Bright Side

Seoul Welcome Week 2026: free hospitality booths in Myeongdong and Yeouido

Reported 2026-04-30 / Posted 2026-05-03 · Compiled from 5 Korean media reports · By

If you're traveling to Seoul during the first week of May, the city itself will literally welcome you. The Seoul Metropolitan Government, together with the Seoul Tourism Association, runs Seoul Welcome Week 2026 from May 1 through May 8, with two on-site hubs designed for international visitors.

The timing is intentional: this is the peak overlap of Japan's Golden Week and China's Labor Day holidays, when Seoul's foreign-tourist density spikes. The Welcome Week is the city's way of meeting that wave with face-to-face hospitality rather than just signage.

Where to find it

  • Welcome Center — near Myeongdong Station. Right in the heart of Seoul's most-visited shopping district.
  • Welcome Booth — Yeouido Hangang Park. Along the riverside park that's become a K-pop fan staple.

What you can actually do there

Both locations are free to use and open to walk-ins:

  • K-beauty experience zones. Try Korean cosmetics on the spot — the kind of mini-trial sessions that usually require a department-store appointment.
  • K-pop performances. Live stage moments scheduled across the week.
  • On-site travel guides. Real humans who can answer "how do I get from here to…" without you having to fight Google Translate.
  • AI consultation. Multilingual digital assistants for quick itinerary questions.
  • Antenna-shop discounts. Linked to Korea's regional specialty shops, with discount benefits available through public-private partnerships.

Why it's worth a stop

Most welcome events at airports end at the airport. This one extends from arrival into your actual sightseeing day. Cho Tae-sook, Chairman of the Seoul Tourism Association, framed the program this way:

"Seoul Welcome Week is not merely an event but a core platform that gives 'a city worth revisiting' to all visitors."

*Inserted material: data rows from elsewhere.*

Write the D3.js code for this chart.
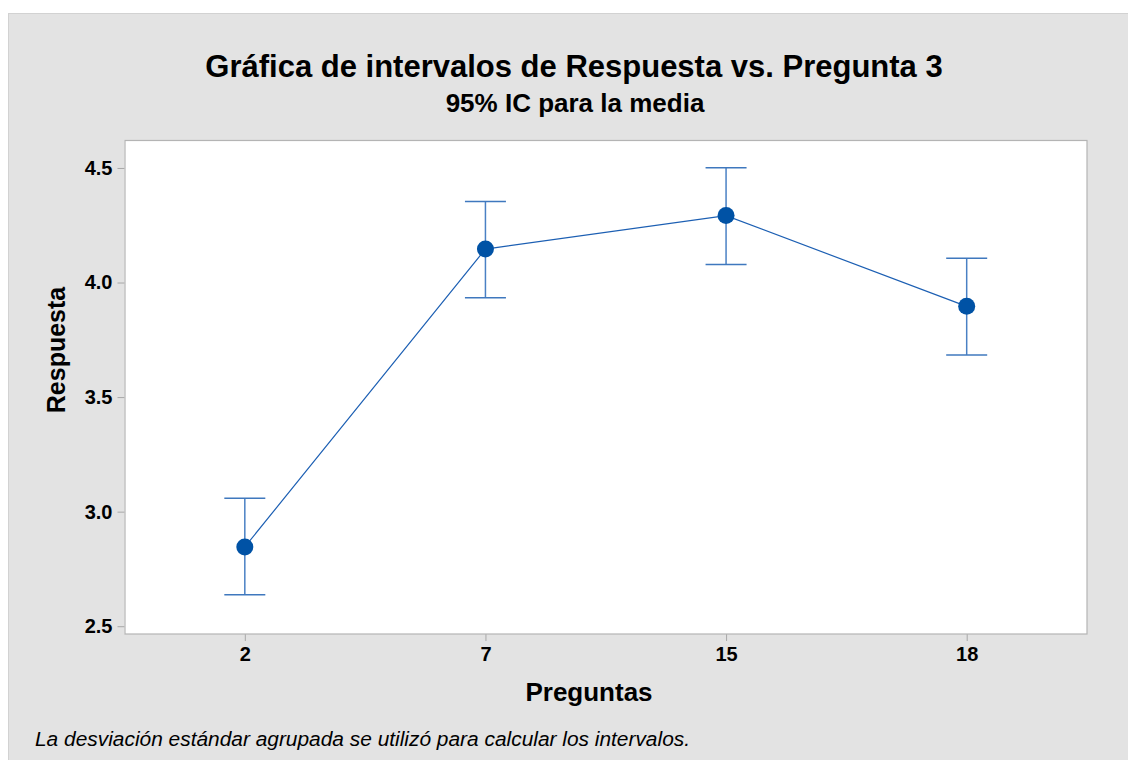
<!DOCTYPE html>
<meta charset="utf-8"/>
<html>
  <head>
    <script src="https://d3js.org/d3.v7.min.js"></script>
    <style>
      body { margin: 0; background: #fff; }
      text { font-family: 'Liberation Sans', Arial, sans-serif; }
    </style>
  </head>
  <body>
<script type="text/javascript">
// datos
var preguntas = ['2', '7', '15', '18'];
var medias = [2.846, 4.146, 4.292, 3.896];
var limInf = [2.637, 3.933, 4.079, 3.684];
var limSup = [3.058, 4.354, 4.501, 4.106];
var yTicks = [2.5, 3.0, 3.5, 4.0, 4.5];

var W = 1128, H = 760;
var margin = {top: 140, right: 41, bottom: 126, left: 124.5};
var width = W - margin.left - margin.right;
var height = H - margin.top - margin.bottom;

var svg = d3.select('body').append('svg')
    .attr('width', W)
    .attr('height', H);

// fondo gris
svg.append('rect')
    .attr('x', 8.5).attr('y', 13.5)
    .attr('width', W - 8).attr('height', H - 13)
    .attr('fill', '#e3e3e3')
    .attr('stroke', '#d2d2d2');

var g = svg.append('g')
    .attr('transform', 'translate(' + margin.left + ',' + margin.top + ')');

var x = d3.scalePoint()
    .domain(preguntas)
    .range([0, width])
    .padding(0.5);
var y = d3.scaleLinear()
    .domain([2.466, 4.622])
    .range([height, 0]);

g.append('rect')
    .attr('width', width).attr('height', height)
    .attr('fill', '#fff');

// ejes
var yAxis = g.append('g')
    .call(d3.axisLeft(y).tickValues(yTicks).tickFormat(d3.format('.1f')).tickSizeOuter(0).tickSizeInner(7).tickPadding(5));
var xAxis = g.append('g')
    .attr('transform', 'translate(0,' + height + ')')
    .call(d3.axisBottom(x).tickSizeOuter(0).tickSizeInner(7).tickPadding(6));
[xAxis, yAxis].forEach(function(a) {
  a.select('.domain').remove();
  a.selectAll('line').attr('stroke', '#a8a8a8');
  a.selectAll('text')
      .attr('fill', '#000')
      .style('font-family', "'Liberation Sans', Arial, sans-serif")
      .style('font-size', '20px')
      .style('font-weight', 'bold');
});

// borde del area del grafico
g.append('rect')
    .attr('x', 0.5).attr('y', 0.5)
    .attr('width', width - 0.5).attr('height', height - 0.5)
    .attr('fill', 'none')
    .attr('stroke', '#b4b4b4')
    .attr('stroke-width', 1.2);

// barras de intervalo
var datos = preguntas.map(function(p, i) {
  return {p: p, m: medias[i], lo: limInf[i], hi: limSup[i]};
});
var capW = 20.5;
var barras = g.append('g').selectAll('g')
    .data(datos)
    .enter().append('g');
barras.append('line')
    .attr('x1', function(d) { return x(d.p); })
    .attr('x2', function(d) { return x(d.p); })
    .attr('y1', function(d) { return y(d.lo); })
    .attr('y2', function(d) { return y(d.hi); })
    .attr('stroke', '#4a80c4').attr('stroke-width', 1.5);
['lo', 'hi'].forEach(function(k) {
  barras.append('line')
      .attr('x1', function(d) { return x(d.p) - capW; })
      .attr('x2', function(d) { return x(d.p) + capW; })
      .attr('y1', function(d) { return y(d[k]); })
      .attr('y2', function(d) { return y(d[k]); })
      .attr('stroke', '#3f78be').attr('stroke-width', 1.5);
});

var line = d3.line()
    .x(function(d) { return x(d.p); })
    .y(function(d) { return y(d.m); });
g.append('path')
    .attr('d', line(datos))
    .attr('fill', 'none')
    .attr('stroke', '#1c5fb3')
    .attr('stroke-width', 1.2);

g.append('g').selectAll('circle')
    .data(datos)
    .enter().append('circle')
    .attr('cx', function(d) { return x(d.p); })
    .attr('cy', function(d) { return y(d.m); })
    .attr('r', 8.5)
    .attr('fill', '#0052a5');

// textos
svg.append('text')
    .attr('x', 574).attr('y', 77)
    .attr('text-anchor', 'middle')
    .style('font-size', '31px').style('font-weight', 'bold')
    .text('Gráfica de intervalos de Respuesta vs. Pregunta 3');
svg.append('text')
    .attr('x', 575).attr('y', 112)
    .attr('text-anchor', 'middle')
    .style('font-size', '26px').style('font-weight', 'bold')
    .text('95% IC para la media');
svg.append('text')
    .attr('x', 589).attr('y', 701)
    .attr('text-anchor', 'middle')
    .style('font-size', '26px').style('font-weight', 'bold')
    .text('Preguntas');
svg.append('text')
    .attr('transform', 'translate(65,350) rotate(-90)')
    .attr('text-anchor', 'middle')
    .style('font-size', '25px').style('font-weight', 'bold')
    .text('Respuesta');
svg.append('text')
    .attr('x', 35).attr('y', 746)
    .style('font-size', '19.5px').style('font-style', 'italic')
    .attr('textLength', 655)
    .attr('lengthAdjust', 'spacingAndGlyphs')
    .text('La desviación estándar agrupada se utilizó para calcular los intervalos.');
</script>
  </body>
</html>
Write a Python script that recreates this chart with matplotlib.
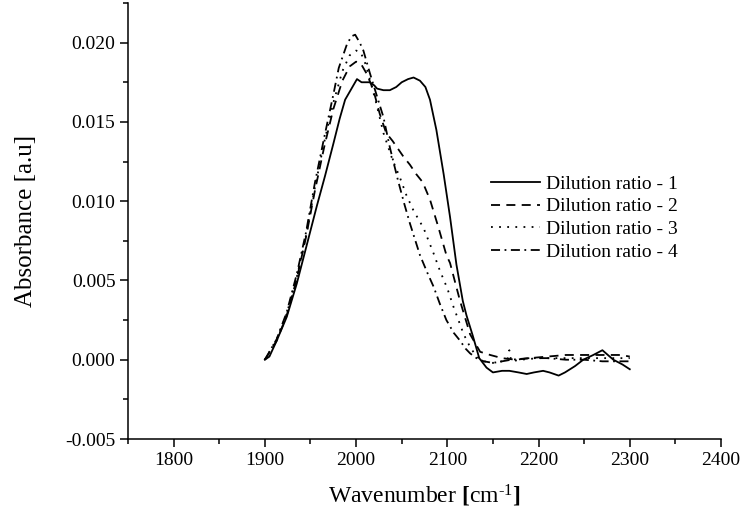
import matplotlib
matplotlib.use("Agg")
import matplotlib.pyplot as plt
from matplotlib.ticker import AutoMinorLocator, FormatStrFormatter, MultipleLocator

plt.rcParams['font.family'] = ['Liberation Serif', 'DejaVu Serif']
plt.rcParams['mathtext.fontset'] = 'custom'
plt.rcParams['mathtext.rm'] = 'Liberation Serif'
plt.rcParams['mathtext.bf'] = 'Liberation Serif:bold'
plt.rcParams['mathtext.it'] = 'Liberation Serif:italic'
plt.rcParams['axes.unicode_minus'] = False

# ---- data ----
wn1 = [1900, 1905, 1913, 1924, 1935, 1944, 1957, 1966, 1975, 1982, 1988, 1994, 1998, 2001,
       2006, 2015, 2020, 2023, 2030, 2037, 2044, 2050, 2057, 2063, 2070, 2076, 2081, 2088,
       2096, 2103, 2110, 2117, 2121, 2128, 2135, 2143, 2150, 2160, 2168, 2178, 2187, 2195,
       2205, 2212, 2222, 2229, 2240, 2249, 2260, 2270, 2276, 2282, 2292, 2300]
ab1 = [0.0000, 0.0002, 0.0012, 0.0027, 0.0048, 0.0068, 0.0097, 0.0116, 0.0136, 0.0152,
       0.0164, 0.0170, 0.0174, 0.0177, 0.0175, 0.0175, 0.0173, 0.0171, 0.0170, 0.0170,
       0.0172, 0.0175, 0.0177, 0.0178, 0.0176, 0.0172, 0.0164, 0.0145, 0.0117, 0.0090,
       0.0060, 0.0037, 0.0028, 0.0015, 0.0001, -0.0005, -0.0008, -0.0007, -0.0007, -0.0008,
       -0.0009, -0.0008, -0.0007, -0.0008, -0.0010, -0.0008, -0.0004, 0.0000, 0.0003,
       0.0006, 0.0003, 0.0000, -0.0003, -0.0006]

wn2 = [1900, 1913, 1924, 1935, 1945, 1955, 1965, 1975, 1985, 1993, 2000, 2005, 2012, 2019,
       2026, 2033, 2040, 2046, 2052, 2059, 2066, 2073, 2081, 2090, 2099, 2103, 2114, 2125,
       2136, 2147, 2160, 2175, 2190, 2210, 2230, 2250, 2270, 2290, 2300]
ab2 = [0.0000, 0.0012, 0.0028, 0.0051, 0.0077, 0.0107, 0.0134, 0.0158, 0.0176, 0.0185,
       0.0188, 0.0187, 0.0180, 0.0170, 0.0155, 0.0143, 0.0138, 0.0133, 0.0128, 0.0123,
       0.0117, 0.0112, 0.0101, 0.0084, 0.0066, 0.0061, 0.0037, 0.0016, 0.0005, 0.0003,
       0.0001, 0.0000, 0.0001, 0.0002, 0.0003, 0.0003, 0.0003, 0.0003, 0.0002]

wn3 = [1900, 1913, 1924, 1935, 1945, 1955, 1965, 1975, 1985, 1993, 2000, 2005, 2010, 2016,
       2022, 2030, 2040, 2048, 2055, 2063, 2074, 2085, 2092, 2100, 2107, 2118, 2125, 2132,
       2140, 2150, 2160, 2166, 2168, 2170, 2180, 2200, 2230, 2260, 2280, 2300]
ab3 = [0.0000, 0.0013, 0.0029, 0.0052, 0.0078, 0.0109, 0.0137, 0.0162, 0.0182, 0.0192,
       0.0195, 0.0194, 0.0187, 0.0175, 0.0162, 0.0143, 0.0126, 0.0115, 0.0104, 0.0094,
       0.0083, 0.0067, 0.0056, 0.0045, 0.0033, 0.0016, 0.0008, 0.0002, -0.0001, -0.0002,
       -0.0001, 0.0000, 0.0006, -0.0001, 0.0000, 0.0001, 0.0001, 0.0001, 0.0001, 0.0001]

wn4 = [1900, 1913, 1924, 1935, 1945, 1955, 1965, 1975, 1981, 1990, 1995, 1999, 2004, 2008,
       2015, 2023, 2030, 2037, 2046, 2053, 2059, 2070, 2078, 2085, 2092, 2099, 2107, 2114,
       2120, 2125, 2132, 2140, 2150, 2170, 2190, 2210, 2230, 2250, 2270, 2290, 2300]
ab4 = [0.0000, 0.0013, 0.0030, 0.0054, 0.0080, 0.0112, 0.0140, 0.0167, 0.0184, 0.0199,
       0.0204, 0.0205, 0.0200, 0.0195, 0.0181, 0.0166, 0.0153, 0.0134, 0.0113, 0.0098,
       0.0086, 0.0066, 0.0055, 0.0046, 0.0035, 0.0025, 0.0017, 0.0012, 0.0007, 0.0004,
       0.0001, -0.0001, -0.0002, 0.0000, 0.0001, 0.0001, 0.0000, 0.0000, -0.0001, -0.0001,
       -0.0001]

labels = ["Dilution ratio - 1", "Dilution ratio - 2", "Dilution ratio - 3", "Dilution ratio - 4"]

fig = plt.figure(figsize=(7.45, 5.24), dpi=100)
ax = fig.add_axes([0.1718, 0.1622, 0.7960, 0.8321])

lw = 1.3
ax.plot(wn1, ab1, color='black', lw=lw, linestyle='-', label=labels[0])
ax.plot(wn2, ab2, color='black', lw=lw, linestyle=(0, (5, 3.5)), label=labels[1])
ax.plot(wn3, ab3, color='black', lw=lw, linestyle=(0, (1, 3.5)), label=labels[2])
ax.plot(wn4, ab4, color='black', lw=lw, linestyle=(0, (5, 2.5, 1, 2.5)), label=labels[3])

ax.set_xlim(1750, 2400)
ax.set_ylim(-0.005, 0.0225)
ax.xaxis.set_major_locator(MultipleLocator(100))
ax.xaxis.set_minor_locator(AutoMinorLocator(2))
ax.yaxis.set_major_locator(MultipleLocator(0.005))
ax.yaxis.set_minor_locator(AutoMinorLocator(2))
ax.yaxis.set_major_formatter(FormatStrFormatter('%.3f'))

for s in ['top', 'right']:
    ax.spines[s].set_visible(False)
for s in ['left', 'bottom']:
    ax.spines[s].set_linewidth(1.1)

ax.tick_params(which='major', direction='out', length=6, width=1.1, labelsize=14, pad=3)
ax.tick_params(which='minor', direction='out', length=3.5, width=1.1)

ax.set_xlabel('Wavenumber $\\mathbf{[}$cm$^{\\text{-1}}$$\\mathbf{]}$', fontsize=17, labelpad=10)
ax.set_ylabel('Absorbance [a.u]', fontsize=18, labelpad=20)

ax.legend(loc='upper left', bbox_to_anchor=(0.612, 0.605), frameon=False, fontsize=14,
          handlelength=2.5, handletextpad=0.35, labelspacing=0.26, borderpad=0, borderaxespad=0)

fig.savefig('out.png', dpi=100)
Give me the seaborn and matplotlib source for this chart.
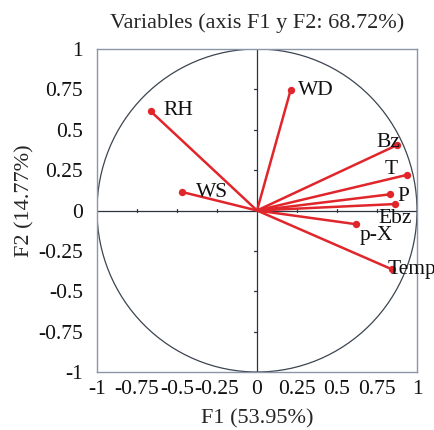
import matplotlib
matplotlib.use("Agg")
import matplotlib.pyplot as plt
import seaborn as sns
import numpy as np
import pandas as pd

variables = ["WD", "RH", "WS", "Bz", "T", "P", "Ebz", "p-X", "Temp"]
f1 = [0.21, -0.665, -0.47, 0.875, 0.935, 0.83, 0.865, 0.62, 0.845]
f2 = [0.745, 0.615, 0.115, 0.405, 0.22, 0.10, 0.04, -0.085, -0.365]
ticks = [-1, -0.75, -0.5, -0.25, 0, 0.25, 0.5, 0.75, 1]
tick_labels = ["-1", "-0.75", "-0.5", "-0.25", "0", "0.25", "0.5", "0.75", "1"]
title = "Variables (axis F1 y F2: 68.72%)"
xlabel = "F1 (53.95%)"
ylabel = "F2 (14.77%)"

# label offsets in pixels and alignment (style)
offsets = {"WD": (7, 0, "left"), "RH": (13, 1, "left"), "WS": (14, -1, "left"),
           "Bz": (3, 3, "right"), "T": (-9, 5, "right"), "P": (8, -2, "left"),
           "Ebz": (16, -14, "right"), "p-X": (3, -11, "left"), "Temp": (-5, 0, "left")}

sns.set_style("white")
plt.rcParams["font.family"] = ["Liberation Serif", "DejaVu Serif"]

df = pd.DataFrame({"var": variables, "F1": f1, "F2": f2})

fig = plt.figure(figsize=(4.35, 4.30), dpi=100)
ax = fig.add_axes([97/435, 1-372/430, 320/435, 323/430])

red = "#e0262b"
axis_col = "#2b3440"
for x, y in zip(df.F1, df.F2):
    ax.plot([0, x], [0, y], color=red, lw=1.8, zorder=3, solid_capstyle="butt")
sns.scatterplot(data=df, x="F1", y="F2", ax=ax, color=red, s=28, edgecolor=red,
                linewidth=0, zorder=4, legend=False)

circle = plt.Circle((0, 0), 1, fill=False, color="#3b4550", lw=0.9, zorder=2)
ax.add_patch(circle)
ax.axhline(0, color=axis_col, lw=0.9, zorder=2)
ax.axvline(0, color=axis_col, lw=0.9, zorder=2)
for t in ticks:
    if t in (-1, 0, 1):
        continue
    ax.plot([t, t], [-0.012, 0.012], color=axis_col, lw=0.9, zorder=2)
    ax.plot([-0.02, 0.0], [t, t], color=axis_col, lw=0.9, zorder=2)

for name, x, y in zip(df["var"], df.F1, df.F2):
    dx, dy, ha = offsets[name]
    ax.annotate(name, (x, y), xytext=(dx, dy), textcoords="offset pixels",
                ha=ha, va="center", fontsize=15.5, color="#111111", zorder=5,
                annotation_clip=False)

ax.set_xlim(-1, 1)
ax.set_ylim(-1, 1)
ax.set_xticks(ticks)
ax.set_xticklabels(tick_labels)
ax.set_yticks(ticks)
ax.set_yticklabels(tick_labels)
ax.tick_params(axis="x", length=0, labelsize=15.5, pad=6, colors="#111111")
ax.tick_params(axis="y", length=0, labelsize=15.5, pad=10, colors="#111111")
for s in ax.spines.values():
    s.set_color("#8a96a8")
    s.set_linewidth(1.0)
ax.set_xlabel(xlabel, fontsize=16, labelpad=7)
ax.set_ylabel(ylabel, fontsize=16)
ax.yaxis.set_label_coords(-0.195, 0.53)
ax.set_title(title, fontsize=16, pad=15)

fig.savefig("out.png", dpi=100)
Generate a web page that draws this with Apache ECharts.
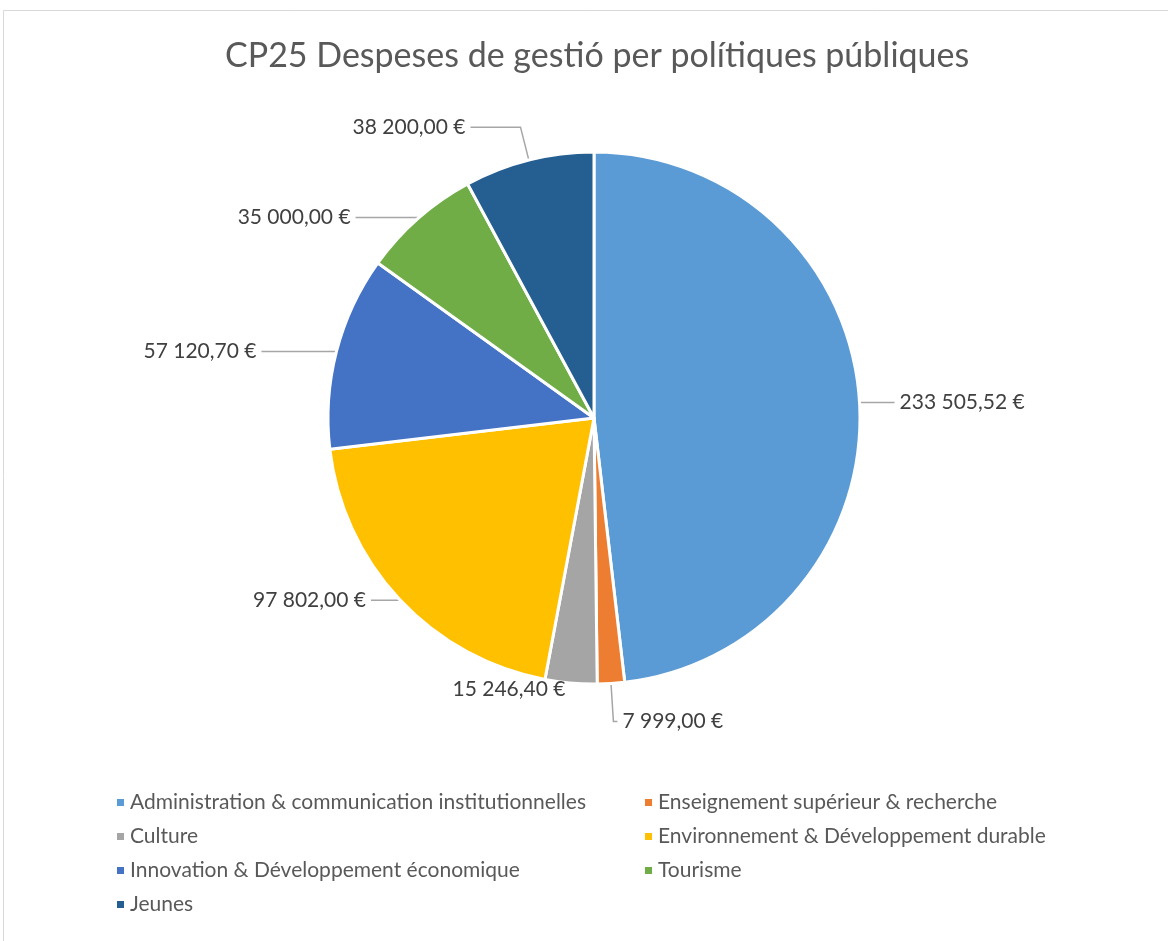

From a practical standpoint: if you've just landed and want a low-pressure way to grab travel advice, try a K-beauty product without committing to a full purchase, or just have someone help orient you in English/Chinese/Japanese, these two stops are worth a 30-minute detour.

Quick info

  • When: May 1–8, 2026 (Friday through following Friday)
  • Where: Myeongdong Station area + Yeouido Hangang Park
  • Cost: Free
  • Languages: Foreign-tourist focused; multilingual support expected

Welcome programs come and go each year. The Seoulist will keep an eye on which ones actually delivered for travelers — and update this page when post-event reports come in.